Case report: 55-year-old male patient, hypertensive, smoker 10 cigarettes a day, occasional drinker. He goes to consultation due to left testicular volume increase. In the laboratory tests, the lactate dehydrogenase is elevated. Ultrasound Scand: Left testicle with very heterogeneous echogenicity, unstructured parenchyma, no nodular lesions. Diffuse thickening of the epididymis. Increased vascularization. Inguinal radical orchiectomy is performed, the anatomic-pathological diagnosis being diffuse large B cell type lymphoma, it has now been treated with chemotherapy, because he alsopresented bone involvement. But he has evolved favorably.

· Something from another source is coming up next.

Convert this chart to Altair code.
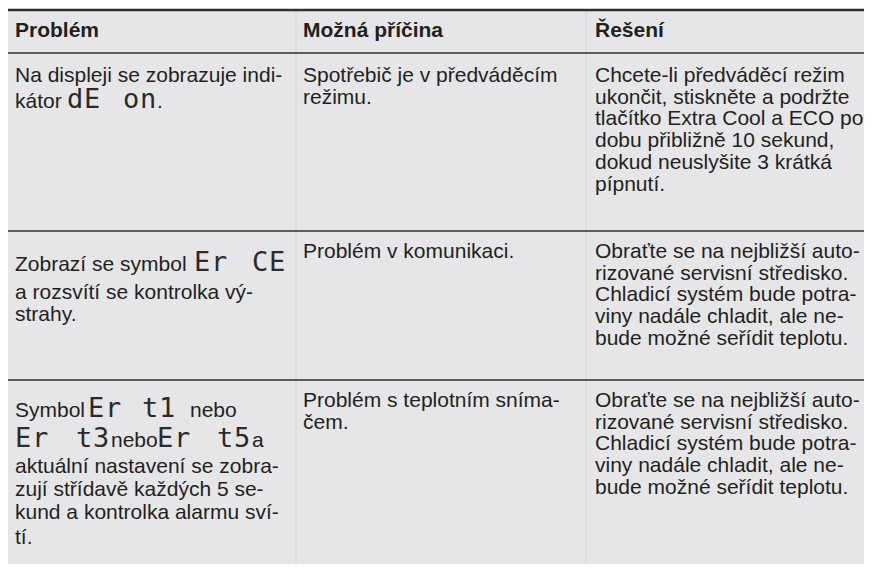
import altair as alt
import pandas as pd

# ---------------- content ----------------
headers = ["Problém", "Možná příčina", "Řešení"]

problems = [
    ["Na displeji se zobrazuje indi-", "kátor"],
    ["Zobrazí se symbol", "a rozsvítí se kontrolka vý-", "strahy."],
    ["Symbol", "", "aktuální nastavení se zobra-", "zují střídavě každých 5 se-",
     "kund a kontrolka alarmu sví-", "tí."],
]
causes = [
    ["Spotřebič je v předváděcím", "režimu."],
    ["Problém v komunikaci."],
    ["Problém s teplotním sníma-", "čem."],
]
solutions = [
    ["Chcete-li předváděcí režim", "ukončit, stiskněte a podržte",
     "tlačítko Extra Cool a ECO po", "dobu přibližně 10 sekund,",
     "dokud neuslyšite 3 krátká", "pípnutí."],
    ["Obraťte se na nejbližší auto-", "rizované servisní středisko.",
     "Chladicí systém bude potra-", "viny nadále chladit, ale ne-",
     "bude možné seřídit teplotu."],
    ["Obraťte se na nejbližší auto-", "rizované servisní středisko.",
     "Chladicí systém bude potra-", "viny nadále chladit, ale ne-",
     "bude možné seřídit teplotu."],
]
# words placed after display symbols: (row, line, text)
inline_words = [(0, 1, "."), (2, 0, "nebo"), (2, 1, "nebo"), (2, 1, "a")]
# display symbols shown in the problem column: (row, line, text)
display_codes = [(0, 1, "dE on"), (1, 0, "Er CE"), (2, 0, "Er t1"),
                 (2, 1, "Er t3"), (2, 1, "Er t5")]

# ---------------- layout ----------------
col_x = [15, 303, 595]
row_top = [53, 231, 380]
first_offset = [29, 27, 27]
line_step = 21.7
problem_baselines = [[82, 108], [271, 299, 321], [417, 447, 473, 496, 519, 544]]
inline_word_x = [157, 190, 111, 252]
display_char_x = [[67, 84, 123, 140], [194, 211, 252, 269], [88, 105, 142, 159],
                  [15, 32, 76, 93], [157, 174, 217, 234]]

TEXT = "#231f20"
BG = "#e6e6e8"
FONT = "Liberation Sans"

# ---------------- build tables ----------------
head_df = pd.DataFrame({"x": col_x, "y": [37] * 3, "t": headers})

body = []
for r, lines in enumerate(problems):
    for i, t in enumerate(lines):
        if t:
            body.append({"x": col_x[0], "y": problem_baselines[r][i], "t": t})
for w, (r, i, t) in enumerate(inline_words):
    body.append({"x": inline_word_x[w], "y": problem_baselines[r][i], "t": t})
for c, cells in ((1, causes), (2, solutions)):
    for r, lines in enumerate(cells):
        for i, t in enumerate(lines):
            body.append({"x": col_x[c], "y": row_top[r] + first_offset[r] + i * line_step, "t": t})
body_df = pd.DataFrame(body)

seg = []
for k, (r, i, code) in enumerate(display_codes):
    chars = code.replace(" ", "")
    for j, ch in enumerate(chars):
        seg.append({"x": display_char_x[k][j], "y": problem_baselines[r][i], "t": ch})
seg_df = pd.DataFrame(seg)

bg_df = pd.DataFrame({"x": [8], "x2": [864], "y": [10], "y2": [564]})
hlines = pd.DataFrame({"x": [8, 8, 8, 8], "x2": [864] * 4,
                       "y": [10, 53, 231, 380], "w": [2.6, 1.5, 1.4, 1.4]})
vlines = pd.DataFrame({"x": [296, 586], "y": [11, 11], "y2": [564, 564]})

xs = alt.Scale(domain=[8, 864], nice=False, zero=False)
ys = alt.Scale(domain=[8, 564], nice=False, zero=False, reverse=True)


def X(f):
    return alt.X(f, type="quantitative", scale=xs, axis=None)


def Y(f):
    return alt.Y(f, type="quantitative", scale=ys, axis=None)


bg = alt.Chart(bg_df).mark_rect(color=BG).encode(
    x=X("x"), x2="x2", y=Y("y"), y2="y2")

vr = alt.Chart(vlines).mark_rule(color="#d6d6d8", strokeWidth=1).encode(
    x=X("x"), y=Y("y"), y2="y2")

hr = alt.Chart(hlines).mark_rule(color="#2e2e2e").encode(
    x=X("x"), x2="x2", y=Y("y"),
    strokeWidth=alt.StrokeWidth("w:Q", scale=None, legend=None))

head = alt.Chart(head_df).mark_text(
    align="left", baseline="alphabetic", font=FONT, fontSize=21,
    fontWeight="bold", color=TEXT).encode(x=X("x"), y=Y("y"), text="t:N")

txt = alt.Chart(body_df).mark_text(
    align="left", baseline="alphabetic", font=FONT, fontSize=21,
    color=TEXT).encode(x=X("x"), y=Y("y"), text="t:N")

segs = alt.Chart(seg_df).mark_text(
    align="left", baseline="alphabetic", font="DejaVu Sans Mono", fontSize=27,
    color="#2a2a2a").encode(x=X("x"), y=Y("y"), text="t:N")

chart = alt.layer(bg, vr, hr, head, txt, segs).properties(
    width=856, height=556, padding=0, autosize="none", background="white"
).configure_view(stroke=None)

chart.save("out.html", embed_options={"renderer": "svg", "actions": False})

Conclusions: testicular lymphoma is a very rare entity, despite being considered the most common testicular tumor in people over 60 years of age. The majority are diffuse non-Hodgkin lymphomas of high intermediate degree of malignancy and immune-phenotype B. The prognosis is always reserved due to its great tendency to systemic spread. The treatment is based on surgery (radical inguinal orchiectomy), chemotherapy and radiotherapy.
DeCS: TESTICULAR NEOPLASMS/surgery; TESTICULAR NEOPLASMS/radiotherapy; LYMPHOMA, LARGE B-CELL, DIFFUSE/diagnosis; ORCHIECTOMY/methods; ANTINEOPLASTIC AGENTS /therapeutic use.